— BEGIN —

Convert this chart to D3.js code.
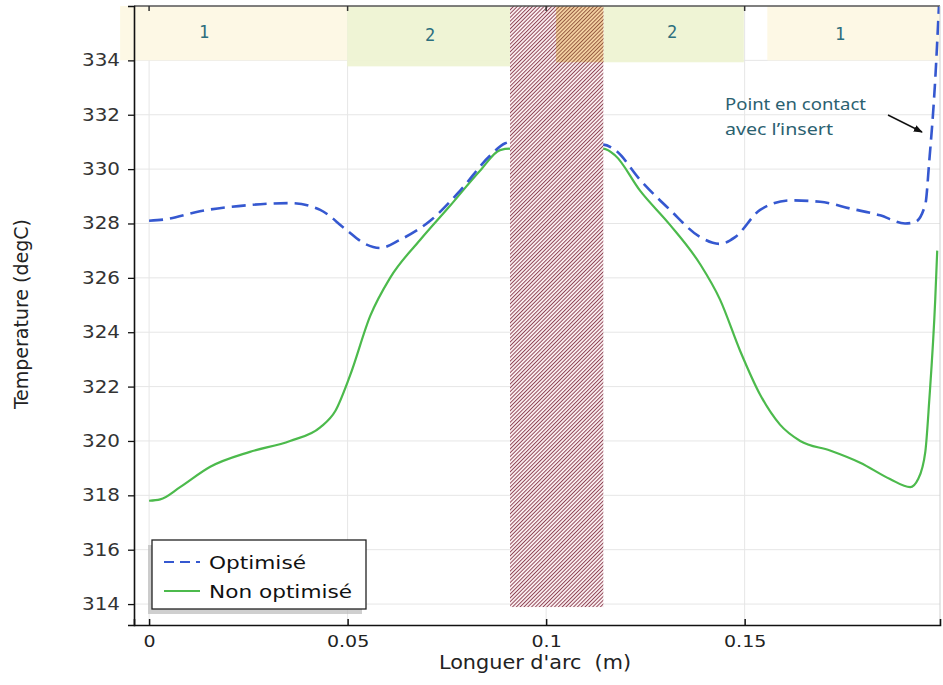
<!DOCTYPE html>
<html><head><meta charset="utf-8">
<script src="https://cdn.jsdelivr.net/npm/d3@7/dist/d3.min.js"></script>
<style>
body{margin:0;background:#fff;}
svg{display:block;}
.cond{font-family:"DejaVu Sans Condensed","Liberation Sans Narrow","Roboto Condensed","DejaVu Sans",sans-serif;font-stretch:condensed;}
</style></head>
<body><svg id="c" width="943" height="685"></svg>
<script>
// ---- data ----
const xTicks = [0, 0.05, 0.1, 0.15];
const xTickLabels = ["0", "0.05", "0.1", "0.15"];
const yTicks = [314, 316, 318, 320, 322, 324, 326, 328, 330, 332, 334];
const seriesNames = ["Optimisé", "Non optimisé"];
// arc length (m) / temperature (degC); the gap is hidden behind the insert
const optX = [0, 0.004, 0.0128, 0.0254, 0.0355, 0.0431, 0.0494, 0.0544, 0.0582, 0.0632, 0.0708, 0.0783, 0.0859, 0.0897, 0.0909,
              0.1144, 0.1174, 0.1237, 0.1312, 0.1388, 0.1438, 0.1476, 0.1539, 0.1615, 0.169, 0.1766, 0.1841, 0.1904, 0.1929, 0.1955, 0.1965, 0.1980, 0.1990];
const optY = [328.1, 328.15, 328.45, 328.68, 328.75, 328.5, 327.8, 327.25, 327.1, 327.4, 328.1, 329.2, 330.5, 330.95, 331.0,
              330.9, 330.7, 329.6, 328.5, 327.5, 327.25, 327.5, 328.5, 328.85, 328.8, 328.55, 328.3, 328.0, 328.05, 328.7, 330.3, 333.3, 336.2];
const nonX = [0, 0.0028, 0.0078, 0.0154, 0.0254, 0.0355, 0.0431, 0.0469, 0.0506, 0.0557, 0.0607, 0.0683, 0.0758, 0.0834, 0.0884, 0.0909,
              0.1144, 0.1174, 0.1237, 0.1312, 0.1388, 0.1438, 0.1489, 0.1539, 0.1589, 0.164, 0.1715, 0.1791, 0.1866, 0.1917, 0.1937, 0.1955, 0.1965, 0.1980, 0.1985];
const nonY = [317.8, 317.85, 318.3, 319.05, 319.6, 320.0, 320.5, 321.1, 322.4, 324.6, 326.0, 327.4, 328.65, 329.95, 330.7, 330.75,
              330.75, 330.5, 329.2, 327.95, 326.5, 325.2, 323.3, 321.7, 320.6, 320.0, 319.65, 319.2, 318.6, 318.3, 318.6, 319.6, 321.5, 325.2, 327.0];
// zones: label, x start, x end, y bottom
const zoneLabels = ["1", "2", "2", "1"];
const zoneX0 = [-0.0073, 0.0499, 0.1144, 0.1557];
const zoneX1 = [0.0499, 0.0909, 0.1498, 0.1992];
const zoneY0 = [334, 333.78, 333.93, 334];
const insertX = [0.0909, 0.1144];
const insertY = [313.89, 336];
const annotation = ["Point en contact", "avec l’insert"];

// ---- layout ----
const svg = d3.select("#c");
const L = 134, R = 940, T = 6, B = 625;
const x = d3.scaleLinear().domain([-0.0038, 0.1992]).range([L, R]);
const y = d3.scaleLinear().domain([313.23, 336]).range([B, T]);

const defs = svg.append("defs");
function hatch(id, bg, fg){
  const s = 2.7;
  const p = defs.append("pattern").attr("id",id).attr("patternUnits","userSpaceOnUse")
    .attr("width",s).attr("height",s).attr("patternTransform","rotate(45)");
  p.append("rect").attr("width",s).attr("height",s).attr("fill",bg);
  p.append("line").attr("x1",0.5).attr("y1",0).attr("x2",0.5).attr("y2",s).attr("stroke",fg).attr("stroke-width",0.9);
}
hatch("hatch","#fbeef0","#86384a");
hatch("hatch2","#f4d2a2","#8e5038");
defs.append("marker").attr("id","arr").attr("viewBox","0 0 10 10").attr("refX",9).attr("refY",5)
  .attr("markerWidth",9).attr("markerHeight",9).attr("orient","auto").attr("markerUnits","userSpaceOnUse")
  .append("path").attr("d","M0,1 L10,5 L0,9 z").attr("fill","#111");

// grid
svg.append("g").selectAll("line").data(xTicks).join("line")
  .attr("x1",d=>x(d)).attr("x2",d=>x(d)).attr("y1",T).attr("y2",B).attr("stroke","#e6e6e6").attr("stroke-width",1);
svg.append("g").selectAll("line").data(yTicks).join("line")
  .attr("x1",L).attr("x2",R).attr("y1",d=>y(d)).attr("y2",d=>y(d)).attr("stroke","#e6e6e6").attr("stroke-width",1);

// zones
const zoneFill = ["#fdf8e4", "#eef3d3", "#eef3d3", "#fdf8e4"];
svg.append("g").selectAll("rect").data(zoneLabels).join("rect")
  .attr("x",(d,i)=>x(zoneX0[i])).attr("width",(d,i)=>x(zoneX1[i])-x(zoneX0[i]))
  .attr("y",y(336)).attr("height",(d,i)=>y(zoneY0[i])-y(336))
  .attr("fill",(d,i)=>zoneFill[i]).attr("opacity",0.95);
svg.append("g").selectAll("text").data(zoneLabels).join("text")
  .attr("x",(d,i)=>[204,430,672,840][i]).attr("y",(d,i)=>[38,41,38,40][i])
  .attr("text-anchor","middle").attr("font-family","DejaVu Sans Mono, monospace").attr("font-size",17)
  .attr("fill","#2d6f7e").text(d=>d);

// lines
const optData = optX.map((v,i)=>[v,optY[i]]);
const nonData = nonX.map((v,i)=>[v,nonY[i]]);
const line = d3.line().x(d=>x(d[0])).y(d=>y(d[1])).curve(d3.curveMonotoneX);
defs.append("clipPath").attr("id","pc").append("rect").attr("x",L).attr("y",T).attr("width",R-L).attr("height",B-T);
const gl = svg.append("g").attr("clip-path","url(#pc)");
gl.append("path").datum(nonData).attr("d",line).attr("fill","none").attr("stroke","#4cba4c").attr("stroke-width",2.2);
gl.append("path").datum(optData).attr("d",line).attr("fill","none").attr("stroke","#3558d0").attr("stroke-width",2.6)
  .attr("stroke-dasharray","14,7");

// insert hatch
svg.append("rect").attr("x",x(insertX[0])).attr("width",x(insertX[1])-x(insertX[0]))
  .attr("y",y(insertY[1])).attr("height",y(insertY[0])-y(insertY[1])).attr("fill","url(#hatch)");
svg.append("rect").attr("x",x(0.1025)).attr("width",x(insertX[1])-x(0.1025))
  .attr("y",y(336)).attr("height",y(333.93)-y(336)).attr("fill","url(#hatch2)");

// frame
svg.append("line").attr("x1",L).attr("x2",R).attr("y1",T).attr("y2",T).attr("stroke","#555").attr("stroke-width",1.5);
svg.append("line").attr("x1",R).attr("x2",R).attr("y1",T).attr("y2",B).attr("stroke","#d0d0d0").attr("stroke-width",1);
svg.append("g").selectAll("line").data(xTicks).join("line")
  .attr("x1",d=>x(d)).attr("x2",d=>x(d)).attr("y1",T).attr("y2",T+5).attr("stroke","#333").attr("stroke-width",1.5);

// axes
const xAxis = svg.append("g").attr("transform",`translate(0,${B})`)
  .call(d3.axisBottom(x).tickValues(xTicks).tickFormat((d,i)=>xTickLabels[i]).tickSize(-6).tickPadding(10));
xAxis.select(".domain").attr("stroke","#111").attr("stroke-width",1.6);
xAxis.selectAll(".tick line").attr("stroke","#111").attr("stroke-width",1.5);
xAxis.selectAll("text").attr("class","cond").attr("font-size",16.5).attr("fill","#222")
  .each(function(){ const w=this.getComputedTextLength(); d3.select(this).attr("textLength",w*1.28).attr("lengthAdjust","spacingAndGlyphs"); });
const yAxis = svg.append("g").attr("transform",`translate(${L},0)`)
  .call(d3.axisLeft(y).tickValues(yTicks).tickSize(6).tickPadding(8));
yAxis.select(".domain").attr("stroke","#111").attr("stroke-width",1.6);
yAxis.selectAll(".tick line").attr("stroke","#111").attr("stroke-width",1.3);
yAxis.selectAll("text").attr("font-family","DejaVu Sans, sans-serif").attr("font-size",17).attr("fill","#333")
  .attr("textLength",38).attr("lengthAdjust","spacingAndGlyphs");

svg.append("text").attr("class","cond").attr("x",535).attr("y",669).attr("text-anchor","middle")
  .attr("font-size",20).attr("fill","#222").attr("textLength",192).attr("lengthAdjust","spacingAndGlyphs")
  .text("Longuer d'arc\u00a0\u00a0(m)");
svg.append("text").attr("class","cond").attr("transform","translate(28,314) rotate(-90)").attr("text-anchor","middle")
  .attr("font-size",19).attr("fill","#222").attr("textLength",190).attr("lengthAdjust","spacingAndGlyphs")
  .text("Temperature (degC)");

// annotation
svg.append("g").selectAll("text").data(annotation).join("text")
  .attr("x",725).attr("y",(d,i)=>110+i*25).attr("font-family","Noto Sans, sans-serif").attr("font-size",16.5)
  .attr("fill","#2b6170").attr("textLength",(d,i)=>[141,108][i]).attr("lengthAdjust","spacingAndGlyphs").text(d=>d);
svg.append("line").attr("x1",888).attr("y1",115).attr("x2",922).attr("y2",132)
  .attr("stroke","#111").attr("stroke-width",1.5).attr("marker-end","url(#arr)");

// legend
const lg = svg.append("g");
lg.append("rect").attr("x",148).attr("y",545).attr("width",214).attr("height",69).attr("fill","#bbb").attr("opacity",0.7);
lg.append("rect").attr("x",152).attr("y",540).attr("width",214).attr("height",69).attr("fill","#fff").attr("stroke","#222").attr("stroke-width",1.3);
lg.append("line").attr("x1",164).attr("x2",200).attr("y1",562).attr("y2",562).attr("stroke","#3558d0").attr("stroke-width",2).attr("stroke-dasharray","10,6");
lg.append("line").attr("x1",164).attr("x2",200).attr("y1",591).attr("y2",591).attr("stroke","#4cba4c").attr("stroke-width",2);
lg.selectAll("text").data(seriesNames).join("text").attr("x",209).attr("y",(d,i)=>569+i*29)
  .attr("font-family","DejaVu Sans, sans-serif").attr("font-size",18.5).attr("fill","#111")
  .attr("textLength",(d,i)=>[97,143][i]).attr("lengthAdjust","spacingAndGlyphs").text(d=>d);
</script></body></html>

— END —

**The request**
Using the data above, copy each line that contains "this".

**Reply**
Convert this chart to D3.js code.
  .each(function(){ const w=this.getComputedTextLength(); d3.select(this).attr("textLength",w*1.28).attr("lengthAdjust","spacingAndGlyphs"); });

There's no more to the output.